Awhile back, I commented in an email to my friend “E” about how amazing it is to me that he has been able to look beyond the difficulties of his life to the overall integrity and beauty of the larger picture (he experienced a brutal upbringing in many ways). I also chose, in my communique, to compare E’s journey to the process of firing and tempering steel that occurs before the creation of the perfect blade of a sword. That analogy just popped into my mind with no pre-thought as to what I was going to write - my not being really big on swords or blades. A few hours after sending that email, I picked up the novel I had purchased in the airport while waiting for a delayed flight. Soon, I came to this passage:
The steel arrives in my workshop and I have to transform it into parts for cars, agricultural machinery, kitchen utensils...First, I heat the metal until it's red-hot, then I beat it mercilessly with my heaviest hammer until the metal takes on the form I need. Then I plunge it into a bucket of cold water and the whole workshop is filled with the roar of steam while the metal sizzles and crackles in response to the sudden change in temperature. I have to keep repeating that process until the object I'm making is perfect: once is not enough. Sometimes the steel I get simply can't withstand such treatment. The heat, the hammer blows, the cold water cause it to crack. And I know that I'll never be able to make it into a good plowshare or an engine shaft. Then I throw it on the pile of scrap metal at the entrance to my forge. I know that God is putting me through the fire of afflictions. I've accepted the blows that life has dealt me, and sometimes I feel as cold and indifferent as the water that inflicts such pain on the steel. But my one prayer is this: Please, God, my Mother, don't give up until I've taken on the shape that you wish for me. Do this by whatever means you think best, for as long as you like, but never ever throw me on the scrap heap of souls. Paulo Coehlo in “The Witch of Portobello”

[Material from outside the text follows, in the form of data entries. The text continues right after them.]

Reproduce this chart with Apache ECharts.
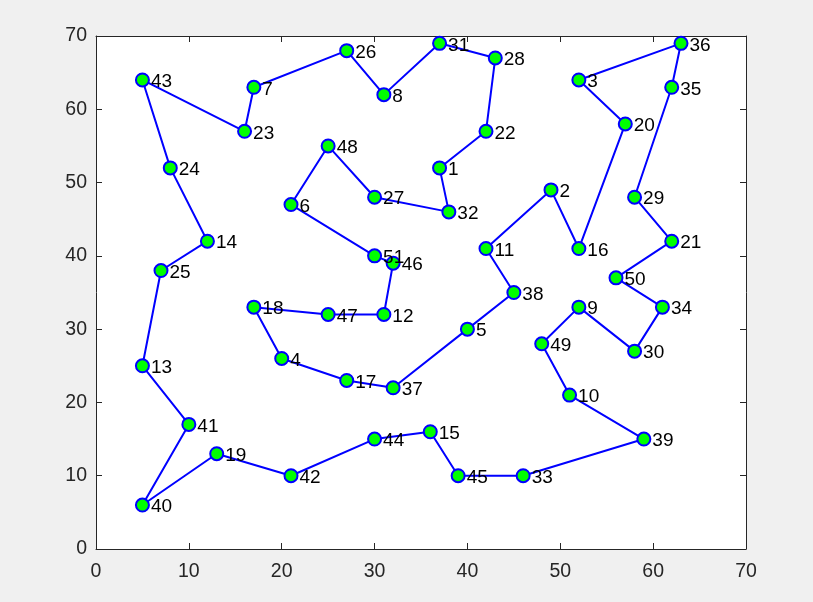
<!DOCTYPE html>
<html>
<head>
<meta charset="utf-8">
<script src="https://cdn.jsdelivr.net/npm/echarts@6/dist/echarts.min.js"></script>
<style>
html,body{margin:0;padding:0;background:#f0f0f0;}
#c{width:813px;height:602px;}
</style>
</head>
<body>
<div id="c"></div>
<script>
// City ids and coordinates (eil51-like)
const cityIds = [1,2,3,4,5,6,7,8,9,10,11,12,13,14,15,16,17,18,19,20,21,22,23,24,25,26,27,28,29,30,31,32,33,34,35,36,37,38,39,40,41,42,43,44,45,46,47,48,49,50,51];
const cityX = [37,49,52,20,40,21,17,31,52,51,42,31,5,12,36,52,27,17,13,57,62,42,16,8,7,27,30,43,58,58,37,38,46,61,62,63,32,45,59,5,10,21,5,30,39,32,25,25,48,56,30];
const cityY = [52,49,64,26,30,47,63,62,33,21,41,32,25,42,16,41,23,33,13,58,42,57,57,52,38,68,48,67,48,27,69,46,10,33,63,69,22,35,15,6,17,10,64,15,10,39,32,55,28,37,40];
// Tour order
const tour = [43,24,14,25,13,41,40,19,42,44,15,45,33,39,10,49,9,30,34,50,21,29,35,36,3,20,16,2,11,38,5,37,17,4,18,47,12,46,51,6,48,27,32,1,22,28,31,8,26,7,23,43];
const xTicks = [0,10,20,30,40,50,60,70];
const yTicks = [0,10,20,30,40,50,60,70];

const tourData = tour.map(id => [cityX[id-1], cityY[id-1]]);
const pointData = cityIds.map((id,i) => ({value:[cityX[i], cityY[i]], name:String(id)}));

const axisCol = '#262626';
const font = 'Liberation Sans, Arial, Helvetica, sans-serif';
function mkX(pos, labels){
  return {type:'value', position:pos, min:xTicks[0], max:xTicks[xTicks.length-1], interval:10,
    axisLine:{show:true, onZero:false, lineStyle:{color:axisCol, width:1}},
    axisTick:{show:true, inside:true, length:6, lineStyle:{color:axisCol}},
    axisLabel:{show:labels, color:axisCol, fontSize:19.5, fontFamily:font, margin:13},
    splitLine:{show:false}};
}
function mkY(pos, labels){
  return {type:'value', position:pos, min:yTicks[0], max:yTicks[yTicks.length-1], interval:10,
    axisLine:{show:true, onZero:false, lineStyle:{color:axisCol, width:1}},
    axisTick:{show:true, inside:true, length:6, lineStyle:{color:axisCol}},
    axisLabel:{show:labels, color:axisCol, fontSize:19.5, fontFamily:font, margin:9},
    splitLine:{show:false}};
}
const chart = echarts.init(document.getElementById('c'), null, {renderer:'canvas'});
chart.setOption({
  backgroundColor:'#f0f0f0',
  animation:false,
  grid:{left:96, right:67, top:36, bottom:53, show:true, backgroundColor:'#ffffff', borderWidth:0},
  xAxis:[mkX('bottom', true), mkX('top', false)],
  yAxis:[mkY('left', true), mkY('right', false)],
  series:[
    {type:'line', xAxisIndex:0, yAxisIndex:0, data:tourData, showSymbol:false, symbol:'none',
     lineStyle:{color:'#0000ff', width:2}, z:2},
    {type:'scatter', xAxisIndex:0, yAxisIndex:0, data:pointData, symbol:'circle', symbolSize:13,
     itemStyle:{color:'#00ff00', borderColor:'#0000ff', borderWidth:2, opacity:1},
     label:{show:true, position:'right', distance:1, formatter:p=>p.name, color:'#000', fontSize:19, fontFamily:font, offset:[0,2]},
     z:3}
  ]
});
</script>
</body>
</html>
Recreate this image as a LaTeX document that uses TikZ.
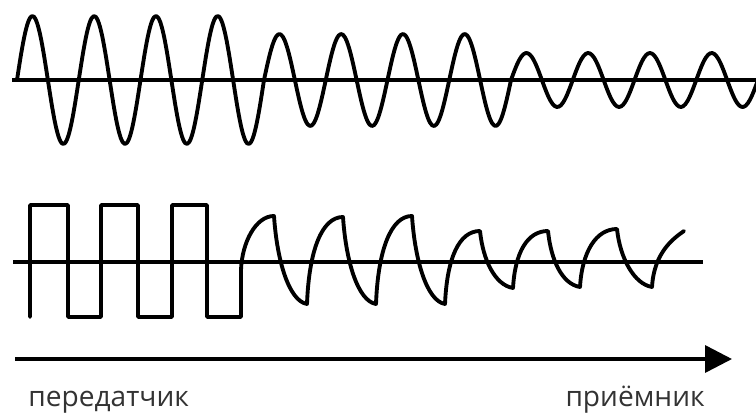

“Wow!” I thought, “That was a quick confirmation of what I just wrote to E!” So, I sent the above passage to him along with some of the background information in the book leading up to it. I later found out that the words held more meaning for E than I even knew when I sent the passage - for a couple of reasons. The obvious reason being that I had just compared his own difficult life-journey to the forging of steel. But, I was surprised to also find out that for some time E had held in mind the vision of a power symbol for his life: a perfect Samaria sword. Added to these synchronicities, was the fact that the person doing the talking in the passage had a spiritual mentor whom he called the Protector,, and E informed me that he, too, has a spiritual guide who appeared to him for the first time in a vision when he was 10 years old. This guide calls himself – you guessed it! - the Protector. And as if that wasn’t enough meaningful coincidences for me to process, E revealed that, like the person in the book, who eventually changed his profession from one that brought him no joy to the fulfilling art of blacksmithing, he had also wanted to try his hand at blacksmithing for quite some time!
So, where has all this synchronicity work led us? For me it leads to the joy of knowing that the universe is continually providing support for me and through me in a myriad of ways, and that it is always a choice whether or not to open to such gifts of grace as they are given. I remember in the airport that something convinced me to choose that particular book even though I rarely read fiction and have turned down opportunities in the past to read Coelho’s more popular book. Also, why did I say “sword” instead of tool or utensil when writing about tempering steel in the first email I sent? For E, our exchange was meaningful because he was supported in his inner knowing that what has happened in his life has a deeper meaning and has contributed to making him strong like the Samaria blade of his vision. It also supports him in continuing to live his life in ways that preclude succumbing to the bitterness that might “crack” his spirit.
That’s all the confirmation I need to continue to pursue the meaningful symbols and metaphors this life continually offers up to my own eager spirit!